Положим, я вспоминаю, что Вишневский как-то зимой говорил, что необходимо, чтобы все мизансцены писали Вы, а я репетировал.
Но ведь тогда же было ясно, что это невозможно, что Вы не можете написать мизансцены четырех пьес.
Я не говорю уже о Вашем отношении ко мне после этой знаменитой беседы о «Драме жизни» с Мейерхольдом[921]. Тут Вы очень рассердились. Правы Вы были или нет — другое дело. Но в гневе человек способен на многое.
Но и здесь. Вы могли обидеться на мой протест против репетиций, от которых — я знаю хорошо это по прошлым годам, по Пушкину, — все считали бы себя угнетенными. А почему же я не мог обидеться на Вас, что Вы приняли чуть не за откровение самые обыкновенные вещи, какие Вы слыхали множество раз не только от меня, но и от многих из нас.
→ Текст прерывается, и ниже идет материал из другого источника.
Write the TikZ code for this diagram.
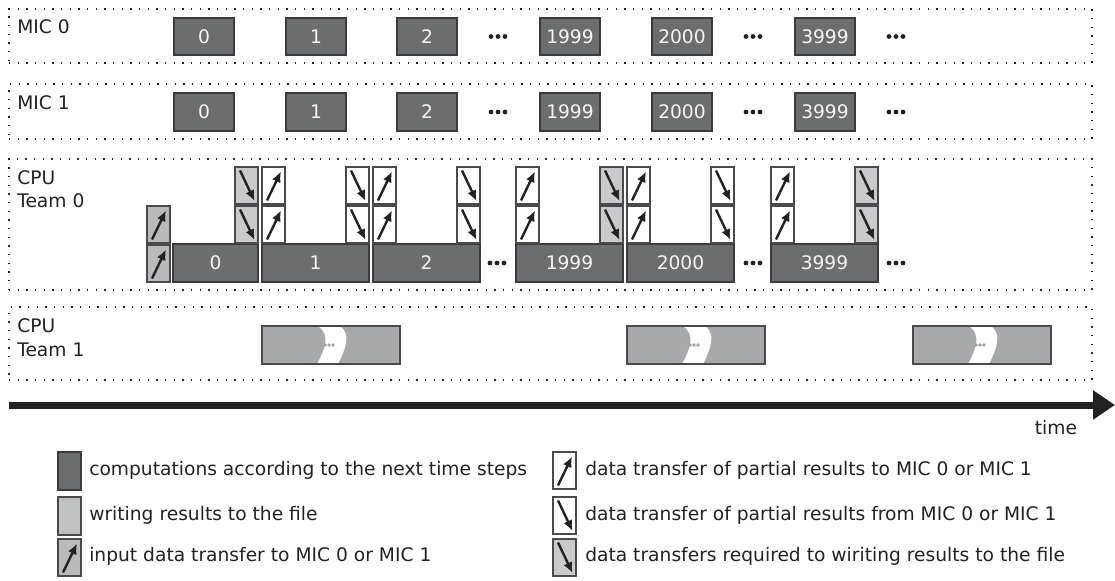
\documentclass[tikz,border=0pt]{standalone}
\usepackage{fontspec}
\setmainfont{DejaVu Sans}
\usetikzlibrary{arrows.meta}
\definecolor{comp}{HTML}{6C6D71}
\definecolor{compb}{HTML}{3A3B3D}
\definecolor{wfill}{HTML}{A8A9AC}
\definecolor{tgray}{HTML}{C9CACC}
\definecolor{igray}{HTML}{B9BABD}
\definecolor{lgray}{HTML}{C0C1C4}
\definecolor{edge}{HTML}{4A4A4C}
\definecolor{ink}{HTML}{222222}
\definecolor{banddot}{HTML}{A0A0A3}

\newcommand\bx[7]{%
  \node[#1, minimum width={(#5-(#3))*0.75pt}, minimum height={(#6-(#4))*0.75pt}] (#2) at ({(#3+#5)/2},{(#4+#6)/2}) {#7};}
\newcommand\upt[4]{%
  \bx{tbox,fill=#4}{#1}{#2}{#3}{#2+23}{#3+37}{}
  \draw[tarrow] ([shift={(5,-3.5)}]#1.south west) -- ([shift={(-4,4.5)}]#1.north east);}
\newcommand\dnt[4]{%
  \bx{tbox,fill=#4}{#1}{#2}{#3}{#2+23}{#3+37}{}
  \draw[tarrow] ([shift={(5,3.5)}]#1.north west) -- ([shift={(-3.5,-3)}]#1.south east);}
\newcommand\ellip[3]{%
  \coordinate (#1) at (#2,#3);
  \foreach \d in {-7,0,7} \fill[ink] ([xshift=\d*0.75pt]#1) circle (1.8pt);}
\newcommand\wrt[3]{%
  \bx{wbox}{#1}{#2}{#3}{#2+138}{#3+38}{}
  \fill[white] (#2+56,#3) .. controls (#2+68,#3+8) and (#2+64,#3+22) .. (#2+55,#3+38)
     -- (#2+76,#3+38) .. controls (#2+84,#3+22) and (#2+89,#3+8) .. (#2+78,#3) -- cycle;
  \foreach \d in {-4,0,4} \fill[banddot] (#2+67+\d,#3+19) circle (1.4pt);
  \draw[edge,line width=0.9pt] (#1.south west) rectangle (#1.north east);}

\begin{document}
\begin{tikzpicture}[x=0.75pt,y=-0.75pt,
  font=\fontsize{14pt}{16pt}\selectfont,
  every node/.style={text=ink},
  lane/.style={draw=ink, line width=1pt, dash pattern=on 1.1pt off 5.4pt, inner sep=0pt, outer sep=0pt},
  comp/.style={draw=compb, fill=comp, line width=1pt, text=white!96!black, inner sep=0pt, outer sep=0pt},
  tbox/.style={draw=edge, line width=0.8pt, inner sep=0pt, outer sep=0pt},
  wbox/.style={draw=edge, fill=wfill, line width=0.9pt, inner sep=0pt, outer sep=0pt},
  tarrow/.style={draw=ink, line width=1.8pt, -{Latex[length=8pt,width=7pt]}},
  lbl/.style={anchor=base west, inner sep=0pt},
  leg/.style={anchor=west, inner sep=0pt, text height=10pt, text depth=2.7pt},
  timearrow/.style={draw=ink, line width=5.25pt, -{Triangle[length=16.5pt,width=21pt]}}
]
\useasboundingbox (0,0) rectangle (1115,581);

% lanes
\bx{lane}{lane0}{9}{9}{1092}{63}{}
\bx{lane}{lane1}{9}{84}{1092}{139}{}
\bx{lane}{lane2}{9}{159}{1092}{290}{}
\bx{lane}{lane3}{9}{307}{1092}{380}{}

\node[lbl] (mic0) at (17,34) {MIC 0};
\node[lbl] (mic1) at (17,110) {MIC 1};
\node[lbl] (cpu0a) at (17,185) {CPU};
\node[lbl] (cpu0b) at (17,208) {Team 0};
\node[lbl] (cpu1a) at (17,332) {CPU};
\node[lbl] (cpu1b) at (17,356) {Team 1};

% MIC rows
\foreach \r/\ya/\yb in {a/18/55, b/93/131}{
  \bx{comp}{m\r0}{174}{\ya}{234}{\yb}{0}
  \bx{comp}{m\r1}{286}{\ya}{346}{\yb}{1}
  \bx{comp}{m\r2}{397}{\ya}{457}{\yb}{2}
  \bx{comp}{m\r3}{540}{\ya}{600}{\yb}{1999}
  \bx{comp}{m\r4}{652}{\ya}{712}{\yb}{2000}
  \bx{comp}{m\r5}{795}{\ya}{855}{\yb}{3999}
}
\ellip{da1}{498}{36.5}\ellip{da2}{753}{36.5}\ellip{da3}{896}{36.5}
\ellip{db1}{498}{112}\ellip{db2}{753}{112}\ellip{db3}{896}{112}

% CPU team 0
\upt{in1}{147}{206}{igray}
\upt{in2}{147}{245}{igray}
\bx{comp}{c0}{173}{244}{258}{282}{0}
\bx{comp}{c1}{262}{244}{369}{282}{1}
\bx{comp}{c2}{373}{244}{480}{282}{2}
\bx{comp}{c3}{516}{244}{623}{282}{1999}
\bx{comp}{c4}{627}{244}{734}{282}{2000}
\bx{comp}{c5}{771}{244}{878}{282}{3999}
\ellip{dc1}{497}{263}\ellip{dc2}{753}{263}\ellip{dc3}{896}{263}

\foreach \yy/\k in {167/a, 206/b}{
  \dnt{g0\k}{235}{\yy}{tgray}
  \upt{u1\k}{262}{\yy}{white}
  \dnt{d1\k}{346}{\yy}{white}
  \upt{u2\k}{373}{\yy}{white}
  \dnt{d2\k}{457}{\yy}{white}
  \upt{u3\k}{516}{\yy}{white}
  \dnt{g3\k}{600}{\yy}{tgray}
  \upt{u4\k}{627}{\yy}{white}
  \dnt{d4\k}{711}{\yy}{white}
  \upt{u5\k}{771}{\yy}{white}
  \dnt{g5\k}{855}{\yy}{tgray}
}

% CPU team 1
\wrt{w1}{262}{326}
\wrt{w2}{627}{326}
\wrt{w3}{913}{326}

% time axis
\coordinate (t0) at (9,405);
\coordinate (t1) at (1115,405);
\draw[timearrow] (t0) -- (t1);
\node[anchor=base, inner sep=0pt] (time) at (1056,434) {time};

% legend
\bx{comp}{lg1}{58}{452}{81}{490}{}
\node[leg] (lt1) at (89,471) {computations according to the next time steps};
\bx{tbox,fill=lgray}{lg2}{58}{497}{81}{535}{}
\node[leg] (lt2) at (89,516) {writing results to the file};
\upt{lg3}{58}{539}{igray}
\node[leg] (lt3) at (89,557) {input data transfer to MIC 0 or MIC 1};
\upt{lg4}{553}{452}{white}
\node[leg] (lt4) at (585,471) {data transfer of partial results to MIC 0 or MIC 1};
\dnt{lg5}{553}{497}{white}
\node[leg] (lt5) at (585,516) {data transfer of partial results from MIC 0 or MIC 1};
\dnt{lg6}{553}{539}{tgray}
\node[leg] (lt6) at (585,557) {data transfers required to wiriting results to the file};
\end{tikzpicture}
\end{document}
Ни один человек в труппе не нашел ни одного нового слова во всем, что очень гладко и красиво сказал Мейерхольд, а Вы поддались этому, как явлению.
В течение стольких лет мы бились, работали, каждая пьеса была для нас на репетициях беспрерывными исканиями и пробами, с напряженной энергией, с ссорами мы кипели в самом горниле театра. В последние два года из нашей же школы[922] начали нестись желания нового движения в театре; тот же «Мир искусства»[923] в истрепанных экземплярах валялся год-два на Малой сцене, о Беклине, Штуке, о Гамсуне и Д’Аннунцио не прекращались разговоры, я же выкарабкал «Драму жизни» (благодаря Адурской), я же заговорил с Мейерхольдом о том, что пережил, когда ставил «У монастыря», и о надоевшем натурализме, — все это прошло мимо Вас, не задевало Вас[924]. И вдруг все это в устах Мейерхольда оказалось новым словом.
Да это не только мне, это всей нашей молодежи обидно.
И он сказал: «Не надо никакой беседы!» И это Вам понравилось. Я говорю: надо же выработать, в каком тоне будет ставиться пьеса, Вы говорите: это детали. А потом, конечно, {390} сами же ищете, именно прежде всего, этого тона. И ищете той же беседы, какая выработалась всей нашей громадной практикой.
И Мейерхольд говорит, надо идти на сцену и в четыре дня сыграть пьесу. И Вы находите эту мысль замечательной, а когда я запротестовал, Вы возненавидели меня.
Ради создателя — где же тут справедливость?
Самарова сказала мне, что вся перемена в Вашем отношении ко мне пошла от Мейерхольда, что ему суждено сыграть между нами роль Марьи Федоровны[925] между мною и Горьким.
Хм! — воскликнул я по Ибсену.
Марья Федоровна хотела поссорить меня с Вами — не удалось. Санин ссорил — не удалось. Морозов хотел вытеснить меня из театра — не удалось. Горький чуть не требовал условия за свою пьесу — моего удаления — не вышло. Неужели же удастся наименьшему из всех этих людей? Настолько не сомневаюсь, что и не думаю об этом. И упоминаю-то потому, что к слову пришлось.